INSTRUCTIONS TO FOLLOW
Among the entries that follow, locate the line with "Write the Apache ECharts code for this chart." and the line with "var chart = echarts.init(document.getElementById('chart'));". Output those lines and all lines in between, exactly, minus the pictures.

STORED RECORDS
+===+

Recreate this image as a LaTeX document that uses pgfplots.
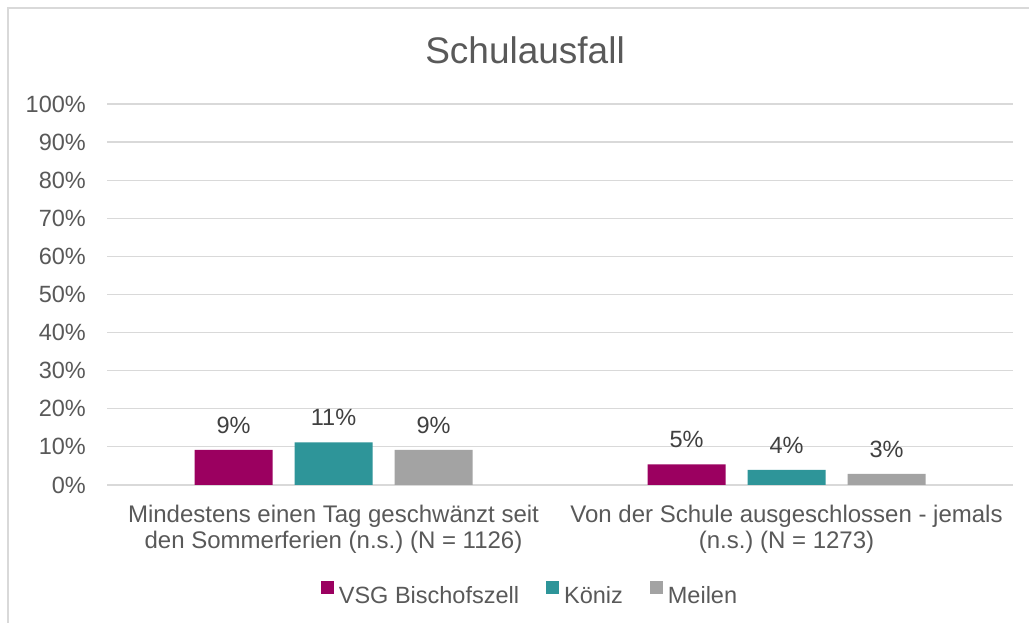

+===+

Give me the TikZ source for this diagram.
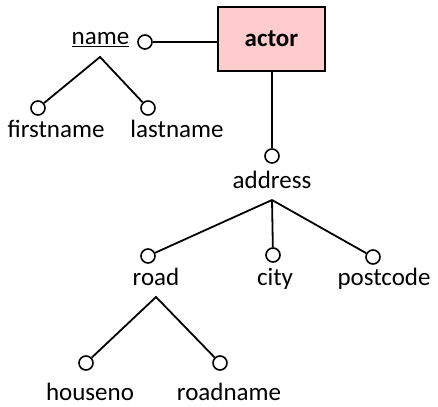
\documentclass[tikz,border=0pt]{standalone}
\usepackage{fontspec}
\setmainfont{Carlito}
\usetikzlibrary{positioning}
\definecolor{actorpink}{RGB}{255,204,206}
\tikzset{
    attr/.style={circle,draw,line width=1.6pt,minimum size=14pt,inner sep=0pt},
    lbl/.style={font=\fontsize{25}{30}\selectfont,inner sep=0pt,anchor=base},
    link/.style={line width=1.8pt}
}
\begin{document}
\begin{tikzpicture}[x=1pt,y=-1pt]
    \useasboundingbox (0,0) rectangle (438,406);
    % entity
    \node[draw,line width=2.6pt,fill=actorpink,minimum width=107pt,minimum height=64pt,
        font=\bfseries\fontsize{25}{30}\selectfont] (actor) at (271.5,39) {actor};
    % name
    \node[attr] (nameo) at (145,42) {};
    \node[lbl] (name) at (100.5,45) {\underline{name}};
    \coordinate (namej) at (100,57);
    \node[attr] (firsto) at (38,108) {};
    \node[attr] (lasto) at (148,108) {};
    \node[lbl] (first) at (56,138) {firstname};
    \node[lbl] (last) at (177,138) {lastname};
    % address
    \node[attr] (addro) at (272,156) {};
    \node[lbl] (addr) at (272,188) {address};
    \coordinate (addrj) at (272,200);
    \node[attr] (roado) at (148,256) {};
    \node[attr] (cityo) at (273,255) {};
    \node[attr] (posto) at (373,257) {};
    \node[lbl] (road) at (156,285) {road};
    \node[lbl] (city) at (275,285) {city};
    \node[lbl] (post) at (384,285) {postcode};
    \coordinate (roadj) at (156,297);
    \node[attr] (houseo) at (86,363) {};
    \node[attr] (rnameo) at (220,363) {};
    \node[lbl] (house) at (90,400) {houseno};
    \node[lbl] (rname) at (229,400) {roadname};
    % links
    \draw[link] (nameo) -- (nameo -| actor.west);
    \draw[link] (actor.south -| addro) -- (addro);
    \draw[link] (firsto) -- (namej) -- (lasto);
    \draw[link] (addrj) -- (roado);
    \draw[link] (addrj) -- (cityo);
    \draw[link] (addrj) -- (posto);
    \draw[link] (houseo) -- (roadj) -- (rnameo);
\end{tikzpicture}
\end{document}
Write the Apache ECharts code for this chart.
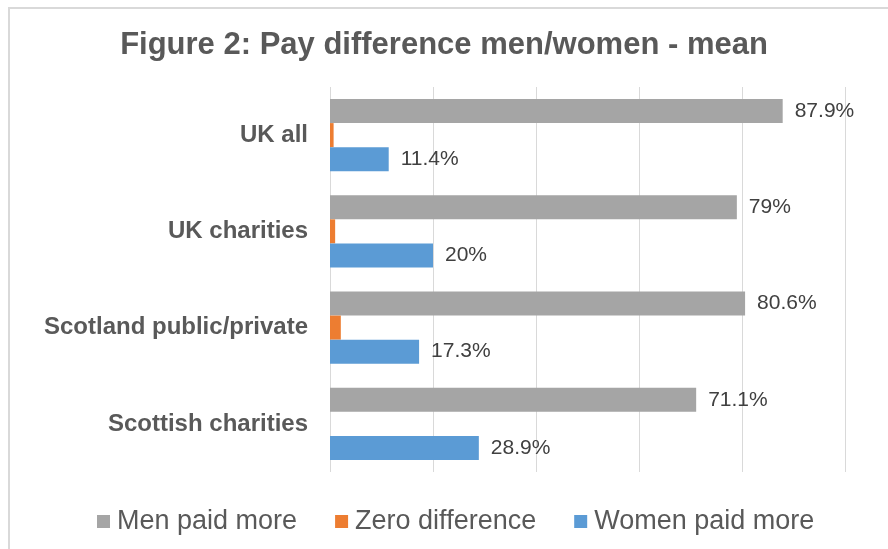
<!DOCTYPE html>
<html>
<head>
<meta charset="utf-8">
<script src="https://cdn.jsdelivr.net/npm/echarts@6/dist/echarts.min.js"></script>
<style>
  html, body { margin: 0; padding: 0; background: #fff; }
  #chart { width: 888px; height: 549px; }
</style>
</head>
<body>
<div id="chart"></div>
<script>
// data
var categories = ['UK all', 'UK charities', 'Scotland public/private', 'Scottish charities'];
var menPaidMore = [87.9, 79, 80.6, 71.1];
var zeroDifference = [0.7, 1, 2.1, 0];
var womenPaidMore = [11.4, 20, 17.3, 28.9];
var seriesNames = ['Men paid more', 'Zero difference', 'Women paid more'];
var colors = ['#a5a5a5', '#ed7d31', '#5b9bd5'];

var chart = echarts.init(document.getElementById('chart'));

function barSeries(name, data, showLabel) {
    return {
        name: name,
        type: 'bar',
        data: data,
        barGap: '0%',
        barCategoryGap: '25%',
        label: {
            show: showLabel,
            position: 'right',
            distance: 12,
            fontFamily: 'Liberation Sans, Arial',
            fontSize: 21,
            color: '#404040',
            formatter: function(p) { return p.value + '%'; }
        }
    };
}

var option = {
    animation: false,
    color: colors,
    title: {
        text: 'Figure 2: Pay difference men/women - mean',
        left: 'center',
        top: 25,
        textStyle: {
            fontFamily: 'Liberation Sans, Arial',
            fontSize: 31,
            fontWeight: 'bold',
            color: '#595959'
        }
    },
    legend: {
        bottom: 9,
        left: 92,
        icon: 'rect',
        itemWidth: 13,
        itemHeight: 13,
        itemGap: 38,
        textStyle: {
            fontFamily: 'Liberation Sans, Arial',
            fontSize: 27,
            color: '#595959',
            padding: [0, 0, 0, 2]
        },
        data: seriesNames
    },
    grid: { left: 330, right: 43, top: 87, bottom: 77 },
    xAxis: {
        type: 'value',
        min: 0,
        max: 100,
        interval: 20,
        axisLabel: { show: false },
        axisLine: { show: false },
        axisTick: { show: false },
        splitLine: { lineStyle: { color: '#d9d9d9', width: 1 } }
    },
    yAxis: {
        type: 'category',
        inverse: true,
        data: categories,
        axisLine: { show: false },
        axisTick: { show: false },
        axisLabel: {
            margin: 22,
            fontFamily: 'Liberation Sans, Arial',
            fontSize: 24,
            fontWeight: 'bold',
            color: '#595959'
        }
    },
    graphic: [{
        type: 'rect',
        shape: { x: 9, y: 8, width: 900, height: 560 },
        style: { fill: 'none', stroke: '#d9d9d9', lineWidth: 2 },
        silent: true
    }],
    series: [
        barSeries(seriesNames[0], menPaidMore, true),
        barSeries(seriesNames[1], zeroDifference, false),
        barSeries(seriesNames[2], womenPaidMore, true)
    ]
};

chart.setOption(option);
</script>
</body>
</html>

+===+

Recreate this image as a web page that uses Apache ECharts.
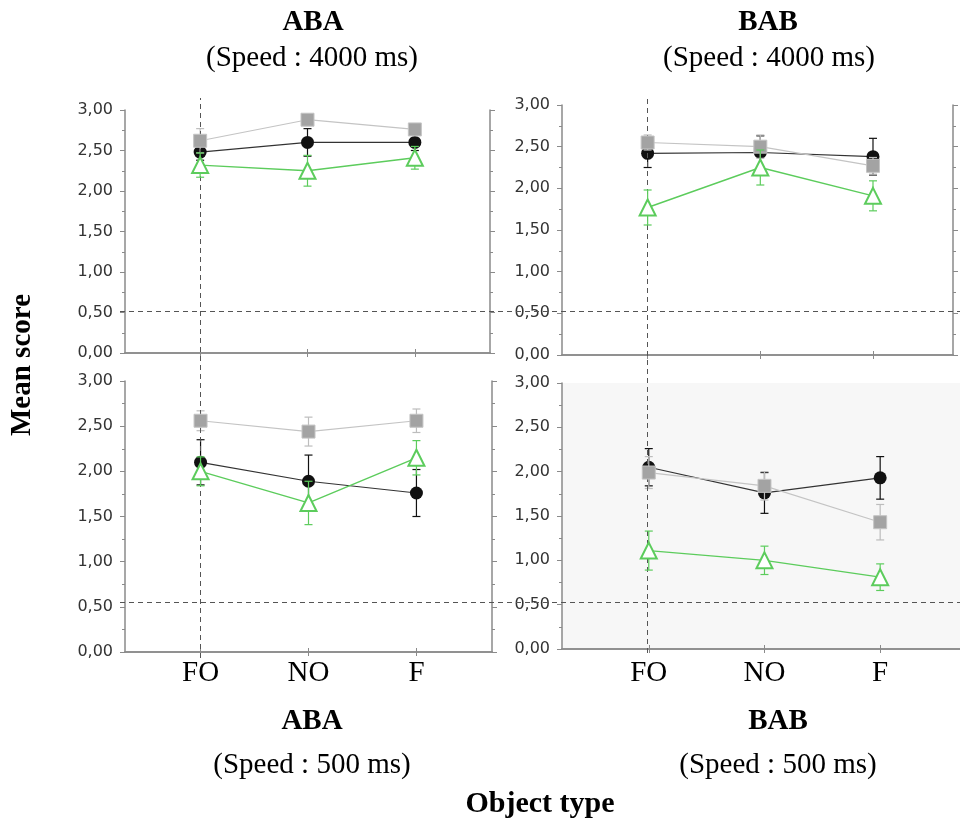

+===+

PROBLEM SOLUTION
Write the Apache ECharts code for this chart.
<!DOCTYPE html>
<html>
<head>
<meta charset="utf-8">
<script src="https://cdn.jsdelivr.net/npm/echarts@6/dist/echarts.min.js"></script>
<style>
  html, body { margin: 0; padding: 0; background: #fff; }
  #chart { width: 888px; height: 549px; }
</style>
</head>
<body>
<div id="chart"></div>
<script>
// data
var categories = ['UK all', 'UK charities', 'Scotland public/private', 'Scottish charities'];
var menPaidMore = [87.9, 79, 80.6, 71.1];
var zeroDifference = [0.7, 1, 2.1, 0];
var womenPaidMore = [11.4, 20, 17.3, 28.9];
var seriesNames = ['Men paid more', 'Zero difference', 'Women paid more'];
var colors = ['#a5a5a5', '#ed7d31', '#5b9bd5'];

var chart = echarts.init(document.getElementById('chart'));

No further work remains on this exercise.